Opinion

Charter school movement’s demands for next NY mayor

Of all the issues that divide the Democratic and Republican candidates for mayor — taxes, stop-and-frisk, the moral superiority of the Sandinistas — nothing divides them more sharply than charter schools.

If Bill de Blasio is elected mayor, he will do everything in his power to kill them. If Joe Lhota is elected, he will do everything in his power to expand them. And that is as clear a signal on the future of education reform in this city as we will ever have.

We appreciate that charters are not the sole vehicle for reform. There are also vouchers, improvements in the curriculum, teacher evaluations and the like. But no reform has done more than charters to get children — especially minority children — out of bad schools and into good ones.

Moms and dads with kids lucky enough to be in a charter know it. So do the parents of the 50,000 kids on waiting lists.

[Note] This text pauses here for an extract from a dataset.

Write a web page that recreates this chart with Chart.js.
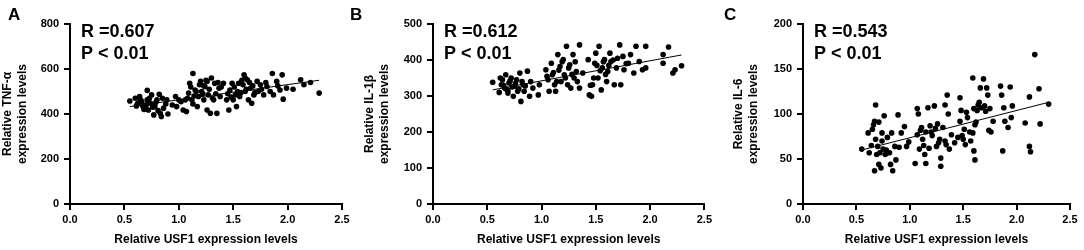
<!DOCTYPE html>
<html>
<head>
<meta charset="utf-8">
<script src="https://cdn.jsdelivr.net/npm/chart.js@4.4.1/dist/chart.umd.min.js"></script>
<style>
  body { margin: 0; background: #fff; }
  #wrap { position: relative; width: 1084px; height: 250px; }
  #wrap canvas { position: absolute; top: 0; }
</style>
</head>
<body>
<div id="wrap">
  <canvas id="chartA" width="360" height="250" style="left:0px;width:360px;height:250px"></canvas>
  <canvas id="chartB" width="370" height="250" style="left:345px;width:370px;height:250px"></canvas>
  <canvas id="chartC" width="369" height="250" style="left:715px;width:369px;height:250px"></canvas>
</div>
<script>
// panel A: USF1 vs TNF-a
const usf1A = [
  0.55,0.60,0.61,0.64,0.66,0.67,0.71,0.71,0.72,0.74,
  0.75,0.77,0.78,0.80,0.82,0.83,0.84,0.86,0.90,0.89,
  0.94,0.97,0.98,1.00,1.04,1.06,1.07,1.09,1.10,1.12,
  1.13,1.15,1.17,1.18,1.20,1.21,1.23,1.24,1.26,1.27,
  1.29,1.30,1.32,1.33,1.35,1.37,1.38,1.41,1.44,1.46,
  1.47,1.49,1.50,1.52,1.53,1.55,1.56,1.60,1.61,1.63,
  1.64,1.66,1.67,1.69,1.72,1.73,1.75,1.78,1.81,1.86,
  1.87,1.90,1.93,1.95,1.96,1.99,2.12,2.15,2.21,2.29,
  0.62,0.65,0.68,0.70,0.73,0.76,0.79,0.81,0.85,0.88,
  1.02,1.08,1.11,1.13,1.16,1.19,1.22,1.25,1.28,1.31,
  1.34,1.36,1.39,1.45,1.48,1.51,1.54,1.58,1.59,1.62,
  1.65,1.68,1.70,1.76,1.80,1.84,1.91,2.05,0.69,0.72,
  0.63,1.14,1.23,1.26,1.57,1.61
];
const tnfA = [
  458,470,436,478,455,433,505,463,418,448,
  485,396,433,463,488,403,389,426,400,463,
  440,478,433,463,418,463,411,493,537,463,
  580,507,433,478,545,500,463,522,418,485,
  403,560,463,537,403,515,478,537,463,418,
  507,537,463,485,433,537,478,574,500,552,
  463,515,448,485,545,500,530,485,522,580,
  485,545,507,574,466,515,552,530,540,493,
  445,462,420,440,470,430,452,415,470,445,
  455,470,520,445,500,530,490,550,510,470,
  490,540,520,490,475,520,500,550,530,510,
  540,525,495,510,540,500,525,510,425,455,
  450,480,525,545,495,560
];
const fitXA = [0.55, 2.29];
const fitYA = [433, 550];

// panel B: USF1 vs IL-1b
const usf1B = [
  0.55,0.61,0.63,0.64,0.66,0.67,0.69,0.70,0.72,0.74,
  0.75,0.77,0.78,0.80,0.81,0.83,0.84,0.87,0.89,0.90,
  0.92,0.97,0.98,1.04,1.06,1.07,1.09,1.10,1.12,1.13,
  1.15,1.17,1.18,1.20,1.21,1.23,1.24,1.26,1.27,1.29,
  1.30,1.32,1.35,1.35,1.38,1.43,1.44,1.46,1.47,1.49,
  1.50,1.52,1.53,1.55,1.56,1.58,1.60,1.61,1.63,1.64,
  1.67,1.69,1.72,1.73,1.75,1.76,1.80,1.82,1.85,1.87,
  1.90,1.93,1.96,1.96,2.12,2.12,2.17,2.21,2.23,2.29,
  0.65,0.68,0.71,0.73,0.76,0.79,0.82,0.85,0.62,0.69,
  1.05,1.11,1.14,1.16,1.19,1.22,1.25,1.28,1.31,1.33,
  1.45,1.48,1.51,1.54,1.57,1.59,1.62,1.66,1.70,1.78
];
const il1bB = [
  338,310,331,345,322,359,308,336,350,299,
  327,345,313,364,285,331,313,369,299,340,
  322,303,331,373,345,313,391,359,331,313,
  415,382,340,401,359,438,331,387,322,415,
  350,368,442,322,364,401,303,299,331,391,
  419,350,438,317,378,401,340,368,419,396,
  331,378,442,331,410,373,391,415,364,438,
  396,373,438,378,391,415,436,364,373,384,
  330,318,342,325,335,320,340,328,350,315,
  355,365,340,372,395,350,378,360,395,340,
  330,350,385,370,395,360,385,400,405,390
];
const fitXB = [0.55, 2.29];
const fitYB = [317, 414];

// panel C: USF1 vs IL-6
const usf1C = [
  0.55,0.61,0.62,0.64,0.65,0.67,0.67,0.68,0.68,0.70,
  0.71,0.71,0.72,0.73,0.74,0.75,0.76,0.77,0.79,0.81,
  0.82,0.83,0.84,0.86,0.87,0.89,0.90,0.92,0.95,0.97,
  0.99,1.05,1.07,1.07,1.08,1.09,1.11,1.12,1.14,1.15,
  1.15,1.17,1.18,1.19,1.21,1.23,1.24,1.25,1.26,1.28,
  1.29,1.29,1.31,1.33,1.33,1.35,1.36,1.37,1.39,1.42,
  1.45,1.47,1.47,1.48,1.49,1.51,1.53,1.54,1.57,1.59,
  1.59,1.60,1.61,1.62,1.63,1.65,1.66,1.69,1.70,1.72,
  1.73,1.74,1.75,1.78,1.85,1.86,1.87,1.88,1.89,1.92,
  1.94,1.95,1.96,2.08,2.12,2.12,2.13,2.17,2.21,2.22,
  2.30,0.66,0.69,0.74,0.78,1.10,1.13,1.20,1.27,1.34,
  1.50,1.56,1.60,1.64,1.67,1.71,1.76,1.52,1.61
];
const il6C = [
  61,79,57,65,83,92,37,110,72,64,
  91,44,57,40,79,61,98,55,74,57,
  44,79,37,64,49,99,63,79,86,64,
  69,45,77,106,100,61,85,72,55,45,
  80,107,62,87,76,109,84,64,89,72,
  42,51,85,110,70,121,100,61,77,68,
  74,92,118,104,76,83,102,96,70,140,
  79,59,49,91,104,113,129,139,109,129,
  121,82,106,92,131,121,59,107,92,85,
  130,96,109,90,119,64,58,166,128,89,
  111,88,55,70,60,82,65,80,68,66,
  72,80,106,110,107,103,80,66,88
];
const fitXC = [0.55, 2.30];
const fitYC = [60, 113];

const xTicks = [0, 0.5, 1.0, 1.5, 2.0, 2.5];

const FONT = '"Liberation Sans", Arial, sans-serif';

const panelText = {
  id: 'panelText',
  afterDraw(chart, args, opts) {
    const ctx = chart.ctx;
    const left = chart.chartArea.left;
    ctx.save();
    ctx.fillStyle = '#000';
    ctx.textAlign = 'left';
    ctx.textBaseline = 'alphabetic';
    ctx.font = 'bold 17px ' + FONT;
    ctx.fillText(opts.letter, opts.letterX, 20);
    ctx.font = 'bold 18px ' + FONT;
    ctx.fillText(opts.r, left + 11, 37);
    ctx.fillText('P < 0.01', left + 11, 59);
    ctx.restore();
  }
};

function makeChart(id, xs, ys, fx, fy, yMax, yStep, yTitle, pad, yWidth, letter, letterX, rText) {
  const ctx = document.getElementById(id).getContext('2d');
  new Chart(ctx, {
    type: 'scatter',
    data: {
      datasets: [
        {
          data: xs.map((x, i) => ({ x: x, y: ys[i] })),
          backgroundColor: '#000',
          borderWidth: 0,
          pointRadius: 2.8,
        },
        {
          type: 'line',
          data: fx.map((x, i) => ({ x: x, y: fy[i] })),
          borderColor: '#000',
          borderWidth: 1,
          pointRadius: 0,
          fill: false,
        }
      ]
    },
    options: {
      responsive: false,
      animation: false,
      layout: { padding: { left: pad[0], right: pad[1], top: 24, bottom: 0 } },
      plugins: {
        legend: { display: false },
        tooltip: { enabled: false },
        panelText: { letter: letter, letterX: letterX, r: rText }
      },
      scales: {
        x: {
          type: 'linear',
          min: 0,
          max: 2.5,
          afterBuildTicks: (scale) => { scale.ticks = xTicks.map(v => ({ value: v })); },
          afterFit: (scale) => { scale.height = 46; },
          ticks: {
            color: '#000',
            padding: 3,
            font: { family: FONT, size: 11, weight: 'bold' },
            callback: (v) => Number(v).toFixed(1),
          },
          grid: { drawOnChartArea: false, tickLength: 6, color: '#000', lineWidth: 2 },
          border: { color: '#000', width: 2 },
          title: {
            display: true,
            text: 'Relative USF1 expression levels',
            color: '#000',
            font: { family: FONT, size: 12, weight: 'bold', lineHeight: 1.25 },
            padding: { top: 0, bottom: 3 }
          }
        },
        y: {
          type: 'linear',
          min: 0,
          max: yMax,
          afterFit: (scale) => { scale.width = yWidth; },
          ticks: {
            stepSize: yStep,
            color: '#000',
            padding: 5,
            font: { family: FONT, size: 11, weight: 'bold' },
          },
          grid: { drawOnChartArea: false, tickLength: 6, color: '#000', lineWidth: 2 },
          border: { color: '#000', width: 2 },
          title: {
            display: true,
            text: yTitle,
            color: '#000',
            font: { family: FONT, size: 12, weight: 'bold', lineHeight: 1.25 },
            padding: { top: 0.5, bottom: 0 }
          }
        }
      }
    },
    plugins: [panelText]
  });
}

makeChart('chartA', usf1A, tnfA, fitXA, fitYA, 800, 200,
  ['Relative TNF-α', 'expression levels'], [0, 18], 70, 'A', 8, 'R =0.607');
makeChart('chartB', usf1B, il1bB, fitXB, fitYB, 500, 100,
  ['Relative IL-1β', 'expression levels'], [17, 10], 71, 'B', 5, 'R =0.612');
makeChart('chartC', usf1C, il6C, fitXC, fitYC, 200, 50,
  ['Relative IL-6', 'expression levels'], [16, 14], 72, 'C', 9, 'R =0.543');
</script>
</body>
</html>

They also know these schools are under threat from the teachers unions, which hate charters for taking away any excuse for failure by showing that children of all colors, creeds and backgrounds can learn.

So last week these parents marched.

Now they are asking each mayoral candidate to pledge to use his first term to open 100 new, co-located charters to meet the demand represented by the waiting list.

We already know the answer.

De Blasio says he wants a moratorium on charters — and to make them pay rent. Translation: I’m going to strangle charters, as my backers in the teachers union demand.

Joe Lhota, who stood with the marchers, has the exact opposite view, and is more honest and direct: “We need more of them, we can’t burden them with paying rent, we can’t burden them with saying they can’t locate or co-locate in a public school.”

One candidate would kill charters, while the other would increase them. Choices do not get more clear than this.